Durch die Kombination von Bioinformatik und Medizin habe ich endlich das medizinische Wissen, um Symptome einzuordnen, und gleichzeitig das methodische Wissen, um die Daten bioinformatisch auszuwerten. Anhand dieser Kombination kann ich später eine Verdachtsdiagnose stellen, die Diagnostik durchführen, Daten auswerten und anschließend im Gespräch mit den Patienten eventuelle Optionen für ihre Therapie ausarbeiten. Mir ist es wichtig, mit Menschen zusammenzuarbeiten und nicht nur vor dem Computer zu sitzen.

Wo sehen Sie sich mit diesem Lebensentwurf in 30 Jahren?

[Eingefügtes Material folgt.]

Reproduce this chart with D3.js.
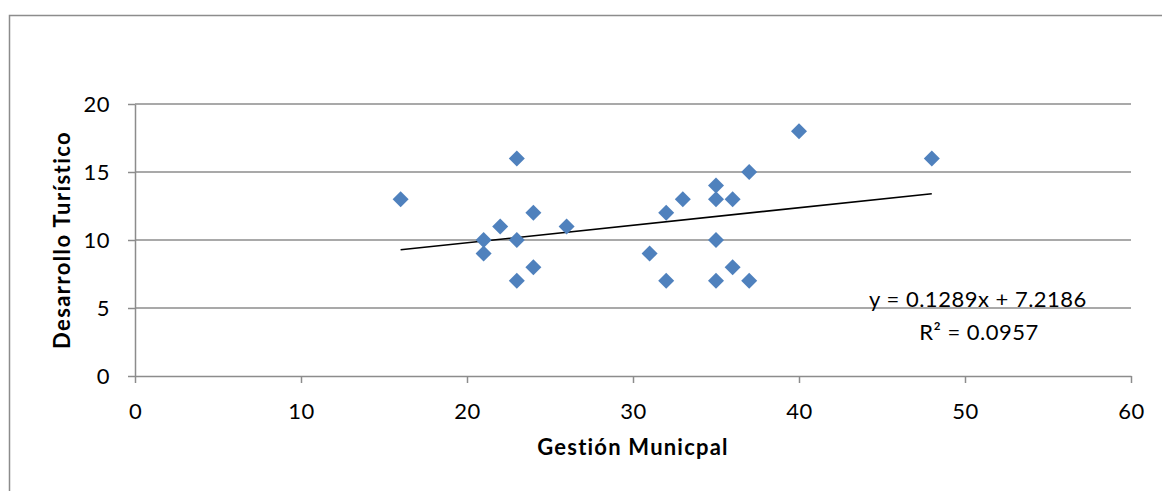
<!DOCTYPE html>
<html lang="es">
<head>
<meta charset="UTF-8">
<script src="https://d3js.org/d3.v7.min.js"></script>
<style>
  html, body { margin: 0; padding: 0; background: #fff; }
  svg { display: block; font-family: Lato, "Open Sans", sans-serif; }
</style>
</head>
<body>
<svg id="chart" width="1162" height="491"></svg>
<script>
// datos
let gestion    = [16, 21, 21, 22, 23, 23, 23, 24, 24, 26, 31, 32, 32, 33, 35, 35, 35, 35, 36, 36, 37, 37, 40, 48]
let desarrollo = [13, 10,  9, 11, 16, 10,  7, 12,  8, 11,  9, 12,  7, 13, 14, 13, 10,  7, 13,  8, 15,  7, 18, 16]
let xTicks = [0, 10, 20, 30, 40, 50, 60]
let yTicks = [0, 5, 10, 15, 20]
let slope = 0.1289
let intercept = 7.2186
let eqLabel = 'y = 0.1289x + 7.2186'
let r2Label = 'R² = 0.0957'

let svg = d3.select('#chart')

let x = d3.scaleLinear().domain([0, 60]).range([135, 1131])
let y = d3.scaleLinear().domain([0, 20]).range([376, 104])

// marco del gráfico
svg.append('path')
  .attr('d', 'M9.5,491 V15.5 H1162')
  .attr('fill', 'none')
  .attr('stroke', '#8c8c8c')
  .attr('stroke-width', 1.5)

// líneas de cuadrícula
svg.append('g')
  .selectAll('line')
  .data(yTicks.slice(1))
  .enter()
  .append('line')
  .attr('x1', x(0))
  .attr('x2', x(60))
  .attr('y1', d => y(d))
  .attr('y2', d => y(d))
  .attr('stroke', '#8c8c8c')
  .attr('stroke-width', 1.5)

let xAxis = svg.append('g')
  .attr('transform', `translate(0,${y(0)})`)
  .call(d3.axisBottom(x).tickValues(xTicks).tickSizeInner(7).tickSizeOuter(0).tickPadding(20))
let yAxis = svg.append('g')
  .attr('transform', `translate(${x(0)},0)`)
  .call(d3.axisLeft(y).tickValues(yTicks).tickSizeInner(7).tickSizeOuter(0).tickPadding(18))

;[xAxis, yAxis].forEach(ax => {
  ax.attr('font-family', null).attr('font-size', null)
  ax.select('.domain').attr('stroke', '#8c8c8c').attr('stroke-width', 1.5)
  ax.selectAll('.tick line').attr('stroke', '#8c8c8c').attr('stroke-width', 1.5)
  ax.selectAll('.tick text')
    .attr('fill', '#000')
    .style('font-size', '22px')
    .style('letter-spacing', '0.5px')
})

// línea de tendencia
svg.append('line')
  .attr('x1', x(d3.min(gestion)))
  .attr('x2', x(d3.max(gestion)))
  .attr('y1', y(slope * d3.min(gestion) + intercept))
  .attr('y2', y(slope * d3.max(gestion) + intercept))
  .attr('stroke', '#000')
  .attr('stroke-width', 1.6)

// puntos (rombos)
let diamond = 'M0,-8 L8,0 L0,8 L-8,0 Z'
svg.append('g')
  .selectAll('path')
  .data(gestion.map((g, i) => [g, desarrollo[i]]))
  .enter()
  .append('path')
  .attr('d', diamond)
  .attr('transform', d => `translate(${x(d[0])},${y(d[1])})`)
  .attr('fill', '#4f81bd')

// ecuación
svg.append('text')
  .attr('x', 978).attr('y', 307)
  .attr('text-anchor', 'middle')
  .style('font-size', '22px')
  .style('letter-spacing', '0.5px')
  .text(eqLabel)
svg.append('text')
  .attr('x', 979).attr('y', 340)
  .attr('text-anchor', 'middle')
  .style('font-size', '22px')
  .style('letter-spacing', '0.5px')
  .text(r2Label)

// títulos de ejes
svg.append('text')
  .attr('x', 633).attr('y', 455)
  .attr('text-anchor', 'middle')
  .style('font-size', '22px')
  .style('font-weight', 'bold')
  .style('letter-spacing', '1.2px')
  .text('Gestión Municpal')
svg.append('text')
  .attr('transform', 'translate(70,240) rotate(-90)')
  .attr('text-anchor', 'middle')
  .style('font-size', '22px')
  .style('font-weight', 'bold')
  .style('letter-spacing', '1.4px')
  .text('Desarrollo Turístico')
</script>
</body>
</html>
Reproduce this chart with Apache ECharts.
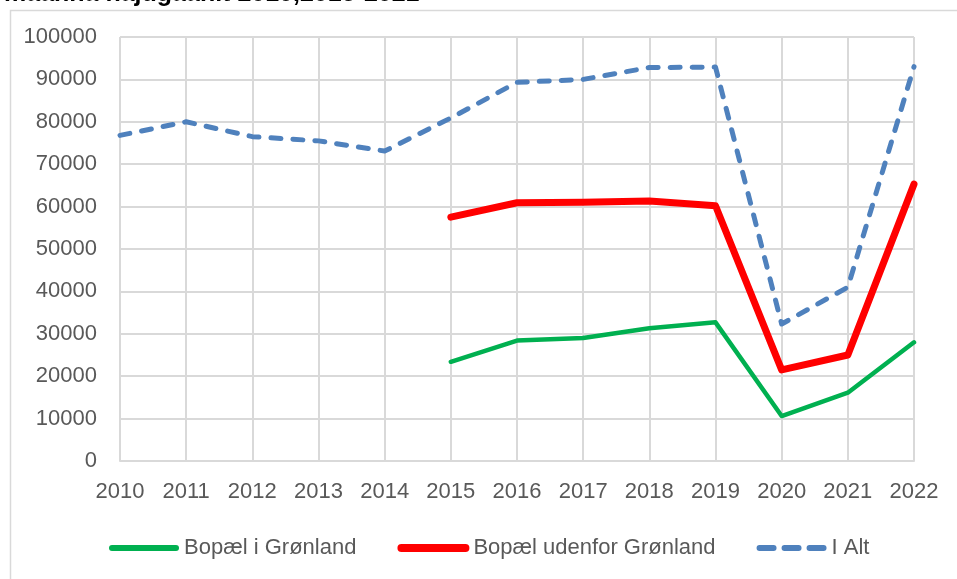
<!DOCTYPE html>
<html>
<head>
<meta charset="utf-8">
<script src="https://cdn.jsdelivr.net/npm/echarts@6/dist/echarts.min.js"></script>
<style>
  html, body { margin: 0; padding: 0; background: #fff; }
  #chart { width: 957px; height: 579px; }
</style>
</head>
<body>
<div id="chart"></div>
<script>
// aar og tal
var years = ['2010', '2011', '2012', '2013', '2014', '2015', '2016', '2017', '2018', '2019', '2020', '2021', '2022'];
var bopaelGronland = [null, null, null, null, null, 23400, 28400, 29000, 31300, 32700, 10600, 16100, 28000];
var bopaelUdenfor = [null, null, null, null, null, 57500, 60900, 61000, 61300, 60200, 21500, 25000, 65300];
var iAlt = [76800, 80000, 76500, 75500, 73100, 80900, 89300, 90000, 92800, 92900, 32300, 41000, 93000];

var textColor = '#595959';
var gridColor = '#d9d9d9';
var font = 'Liberation Sans, Arial, sans-serif';

var chart = echarts.init(document.getElementById('chart'));
chart.setOption({
    animation: false,
    title: {
        text: 'maanna najugaanit 2010,2015-2021',
        left: 4,
        top: -18,
        padding: 0,
        textStyle: { fontFamily: font, fontSize: 25, fontWeight: 'bold', color: '#000' }
    },
    graphic: [{
        // ramme om diagramområdet
        type: 'rect',
        left: 8,
        top: 8,
        shape: { width: 1200, height: 1200 },
        style: { fill: 'none', stroke: gridColor, lineWidth: 1.5 },
        z: -1
    }],
    legend: {
        left: 104,
        top: 532,
        itemWidth: 64,
        itemHeight: 16,
        itemGap: 41,
        itemStyle: { opacity: 0 },
        textStyle: { fontFamily: font, fontSize: 22, color: textColor, padding: [0, 0, 0, 3] },
        data: [
            { name: 'Bopæl i Grønland', lineStyle: { width: 6, cap: 'round' } },
            { name: 'Bopæl udenfor Grønland', lineStyle: { width: 8, cap: 'round' } },
            { name: 'I Alt', lineStyle: { width: 6, type: [14, 11], cap: 'round' } }
        ]
    },
    grid: { left: 120, right: 43, top: 37, bottom: 118 },
    xAxis: {
        type: 'category',
        data: years,
        boundaryGap: false,
        axisLine: { lineStyle: { color: gridColor, width: 2 } },
        axisTick: { show: false },
        axisLabel: { color: textColor, fontFamily: font, fontSize: 22, margin: 20, interval: 0 },
        splitLine: { show: true, lineStyle: { color: gridColor, width: 2 } }
    },
    yAxis: {
        type: 'value',
        min: 0,
        max: 100000,
        interval: 10000,
        axisLine: { show: false },
        axisTick: { show: false },
        axisLabel: {
            color: textColor, fontFamily: font, fontSize: 22, margin: 23,
            formatter: function (v) { return String(v); }
        },
        splitLine: { lineStyle: { color: gridColor, width: 2 } }
    },
    series: [{
        name: 'Bopæl i Grønland',
        type: 'line',
        data: bopaelGronland,
        symbol: 'none',
        color: '#00b050',
        lineStyle: { width: 4.5, color: '#00b050', cap: 'round', join: 'round' }
    }, {
        name: 'Bopæl udenfor Grønland',
        type: 'line',
        data: bopaelUdenfor,
        symbol: 'none',
        color: '#ff0000',
        lineStyle: { width: 7, color: '#ff0000', cap: 'round', join: 'round' }
    }, {
        name: 'I Alt',
        type: 'line',
        data: iAlt,
        symbol: 'none',
        color: '#4f81bd',
        lineStyle: { width: 5, color: '#4f81bd', type: [10, 12], cap: 'round', join: 'round' }
    }]
});
</script>
</body>
</html>
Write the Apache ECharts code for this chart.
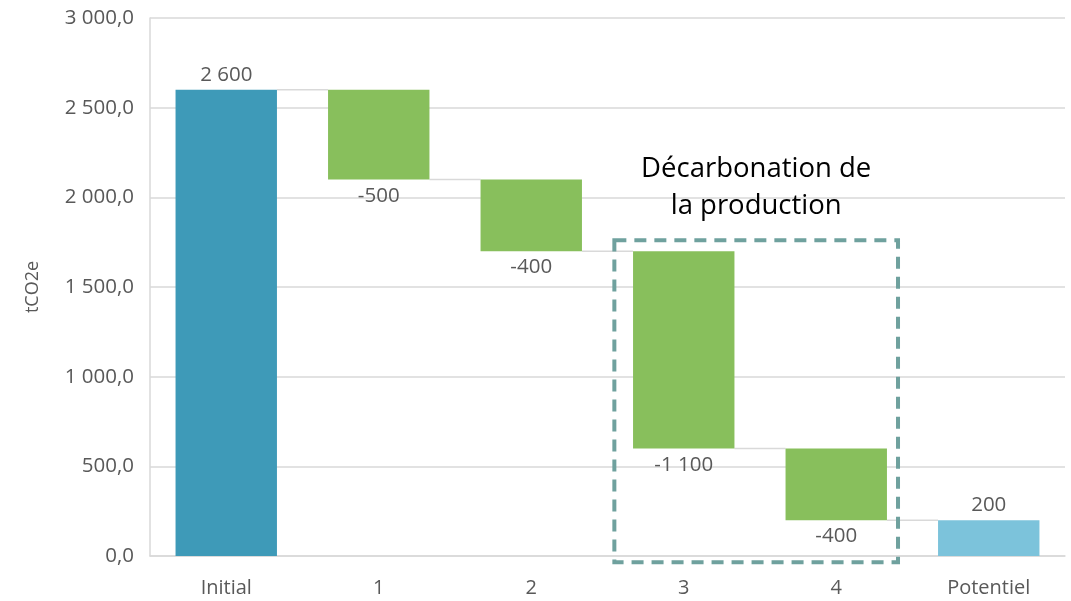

Mein Traum wäre es, mich noch ein paar Jahre in der Forschung auszutoben. Nach Abschluss des Studiums möchte ich als Assistenzärztin in der Klinik arbeiten und später meinen Facharzt machen. Danach kann ich mir auch gut vorstellen, in einer Praxis angestellt zu sein. Für mich ist klar, dass ich als Ärztin arbeiten möchte. Ich studiere nicht nur, um großartige Studien durchzuführen. Ich möchte in 30 Jahren vielen Patienten zu einer Diagnose verholfen und sie ein Stück weit auf ihrem Weg begleitet haben.